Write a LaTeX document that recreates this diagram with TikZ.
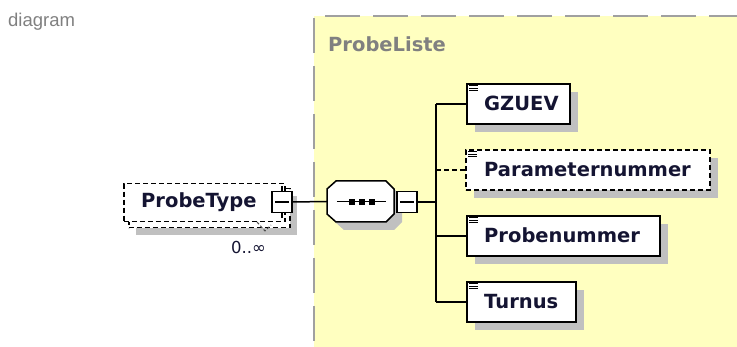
\documentclass[tikz,border=0pt]{standalone}
\usepackage{fontspec}
\setmainfont{DejaVu Sans}
\newfontfamily\arialfont{Liberation Sans}
\usetikzlibrary{shadows}
\definecolor{ylw}{RGB}{255,255,192}
\definecolor{shd}{RGB}{192,192,192}
\definecolor{brd}{RGB}{160,160,160}
\definecolor{txt}{RGB}{20,20,50}
\definecolor{lbl}{RGB}{128,128,128}
\newcommand\eqicon[1]{\foreach \q in {3pt,5.5pt,8pt} \draw[line width=1pt] ([xshift=3pt,yshift=-\q]#1.north west) -- ++(9,0);}
\newcommand\octpath{(336,181) -- (386,181) -- (394,189) -- (394,214) -- (386,222) -- (336,222) -- (327,214) -- (327,189) -- cycle}
\begin{document}
\begin{tikzpicture}[x=1pt,y=-1pt,
  shadowed/.style={drop shadow={shadow xshift=8pt,shadow yshift=-8pt,fill=shd,opacity=1}},
  elem/.style={draw=black,line width=1.6pt,fill=white,rectangle,inner sep=0pt,anchor=north west,minimum height=40pt,shadowed},
  optelem/.style={elem,dash pattern=on 5pt off 3pt},
  ename/.style={font=\fontsize{19.5}{20}\selectfont\bfseries,text=txt,inner sep=0pt,anchor=base west},
  conn/.style={draw=black,line width=1.5pt},
  expbox/.style={draw=black,line width=1.5pt,fill=white,rectangle,inner sep=0pt,minimum width=20pt,minimum height=21pt},
  ylborder/.style={draw=brd,line width=2pt,dash pattern=on 35pt off 13pt}]
\useasboundingbox (0,0) rectangle (737,347);
% caption
\node[anchor=base west,inner sep=0pt,font=\arialfont\fontsize{18.5}{19}\selectfont,text=lbl] (cap) at (8,27) {diagram};
% type region
\fill[ylw] (314,16) rectangle (737,347);
\coordinate (tl) at (325,16); \coordinate (tr) at (737,16);
\coordinate (lt) at (314,18); \coordinate (lb) at (314,347);
\draw[ylborder] (tl) -- (tr);
\draw[ylborder] (lt) -- (lb);
\node[anchor=base west,inner sep=0pt,font=\fontsize{19.5}{20}\selectfont\bfseries,text=lbl] (tname) at (328,52) {ProbeListe};
% ProbeType (0..unbounded, stacked)
\node[draw=black,line width=1.5pt,dash pattern=on 5pt off 3pt,fill=white,rectangle,inner sep=0pt,anchor=north west,minimum width=161pt,minimum height=39pt,drop shadow={shadow xshift=7pt,shadow yshift=-7pt,fill=shd,opacity=1}] (ptb) at (128,188) {};
\node[draw=black,line width=1.5pt,dash pattern=on 5pt off 3pt,fill=white,rectangle,inner sep=0pt,anchor=north west,minimum width=161pt,minimum height=38pt] (ptf) at (123,183) {};
\coordinate (v1) at (257,222); \coordinate (v2) at (265,231); \coordinate (v3) at (271,225);
\draw[black!70,line width=1pt,dash pattern=on 3pt off 2pt] (v1) -- (v2) -- (v3);
\node[ename] (ptt) at (141,208) {ProbeType};
\node[expbox] (ptexp) at (282,202) {};
\draw[line width=1.5pt] ([xshift=4pt]ptexp.west) -- ([xshift=-4pt]ptexp.east);
\draw[line width=1.5pt] (ptexp.north) -- ++(0,-5);
\draw[line width=1.5pt] (ptexp.south) -- ++(0,5);
\node[anchor=base west,inner sep=0pt,font=\fontsize{16.5}{17}\selectfont,text=txt] (mult) at (231,254) {0..∞};
% sequence compositor
\fill[shd,shift={(8,8)}] \octpath;
\draw[line width=1.5pt,fill=white] \octpath;
\node[rectangle,inner sep=0pt,minimum width=67pt,minimum height=41pt] (seq) at (360.5,201.5) {};
\draw[line width=1.3pt] ([xshift=10pt]seq.west) -- ([xshift=-8pt]seq.east);
\foreach \cx in {352,362,372} \fill (\cx-3,199) rectangle (\cx+3,205);
\node[expbox] (seqexp) at (407,202) {};
\draw[line width=1.5pt] ([xshift=4pt]seqexp.west) -- ([xshift=-4pt]seqexp.east);
\draw[conn] (ptexp.east) -- (seq.west);
% children
\node[elem,minimum width=103pt] (gz) at (466,83) {};
\node[optelem,minimum width=244pt] (pn) at (465,149) {};
\node[elem,minimum width=193pt] (pr) at (466,215) {};
\node[elem,minimum width=109pt] (tu) at (466,281) {};
\eqicon{gz}\eqicon{pn}\eqicon{pr}\eqicon{tu}
\node[ename] (gzt) at ([xshift=18pt,yshift=-7pt]gz.west) {GZUEV};
\node[ename] (pnt) at ([xshift=19pt,yshift=-7pt]pn.west) {Parameternummer};
\node[ename] (prt) at ([xshift=18pt,yshift=-7pt]pr.west) {Probenummer};
\node[ename] (tut) at ([xshift=18pt,yshift=-7pt]tu.west) {Turnus};
% connectors
\coordinate (busM) at (436,202);
\draw[conn] (seqexp.east) -- (busM);
\draw[conn] (gz.west -| busM) -- (tu.west -| busM);
\draw[conn] (gz.west -| busM) -- (gz.west);
\draw[conn,dash pattern=on 5pt off 3pt] (pn.west -| busM) -- (pn.west);
\draw[conn] (pr.west -| busM) -- (pr.west);
\draw[conn] (tu.west -| busM) -- (tu.west);
\end{tikzpicture}
\end{document}
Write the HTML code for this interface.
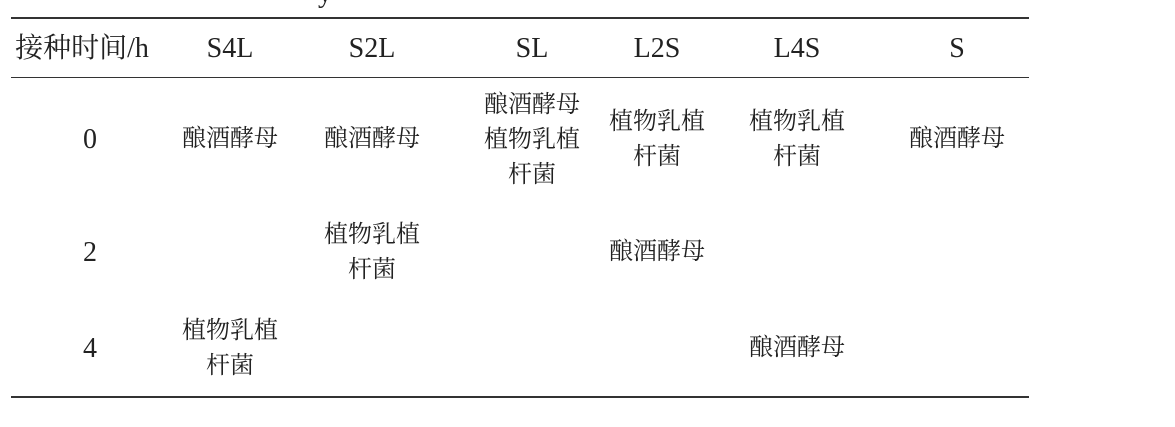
<!DOCTYPE html>
<html><head><meta charset="utf-8"><style>
body{margin:0;width:1175px;height:427px;background:#fff;position:relative;overflow:hidden;font-family:"Liberation Serif","Noto Serif CJK SC",serif;color:#222}
.l{position:absolute;left:11px;width:1018px;background:#333}
.t{position:absolute;transform:translateX(-50%);text-align:center;font-size:24px;line-height:35px;white-space:nowrap}
.h{font-size:28px}
</style></head><body>
<div class="t h" style="left:325px;top:-24px">y</div>
<div class="l" style="top:17px;height:2px"></div>
<div class="l" style="top:77px;height:1px"></div>
<div class="l" style="top:396px;height:2px"></div>
<div class="t h" style="left:82px;top:31px">接种时间/h</div>
<div class="t h" style="left:230px;top:31px">S4L</div>
<div class="t h" style="left:372px;top:31px">S2L</div>
<div class="t h" style="left:532px;top:31px">SL</div>
<div class="t h" style="left:657px;top:31px">L2S</div>
<div class="t h" style="left:797px;top:31px">L4S</div>
<div class="t h" style="left:957px;top:31px">S</div>

<div class="t h" style="left:90px;top:122px">0</div>
<div class="t" style="left:230px;top:122px">酿酒酵母</div>
<div class="t" style="left:372px;top:122px">酿酒酵母</div>
<div class="t" style="left:532px;top:88px">酿酒酵母<br>植物乳植<br>杆菌</div>
<div class="t" style="left:657px;top:105px">植物乳植<br>杆菌</div>
<div class="t" style="left:797px;top:105px">植物乳植<br>杆菌</div>
<div class="t" style="left:957px;top:122px">酿酒酵母</div>

<div class="t h" style="left:90px;top:235px">2</div>
<div class="t" style="left:372px;top:218px">植物乳植<br>杆菌</div>
<div class="t" style="left:657px;top:235px">酿酒酵母</div>

<div class="t h" style="left:90px;top:331px">4</div>
<div class="t" style="left:230px;top:314px">植物乳植<br>杆菌</div>
<div class="t" style="left:797px;top:331px">酿酒酵母</div>
</body></html>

◆ ◆ ◆ ◆

Identify and copy lines that hold the string "this".

Write a LaTeX document that recreates this diagram with TikZ.
Write the HTML code for this interface.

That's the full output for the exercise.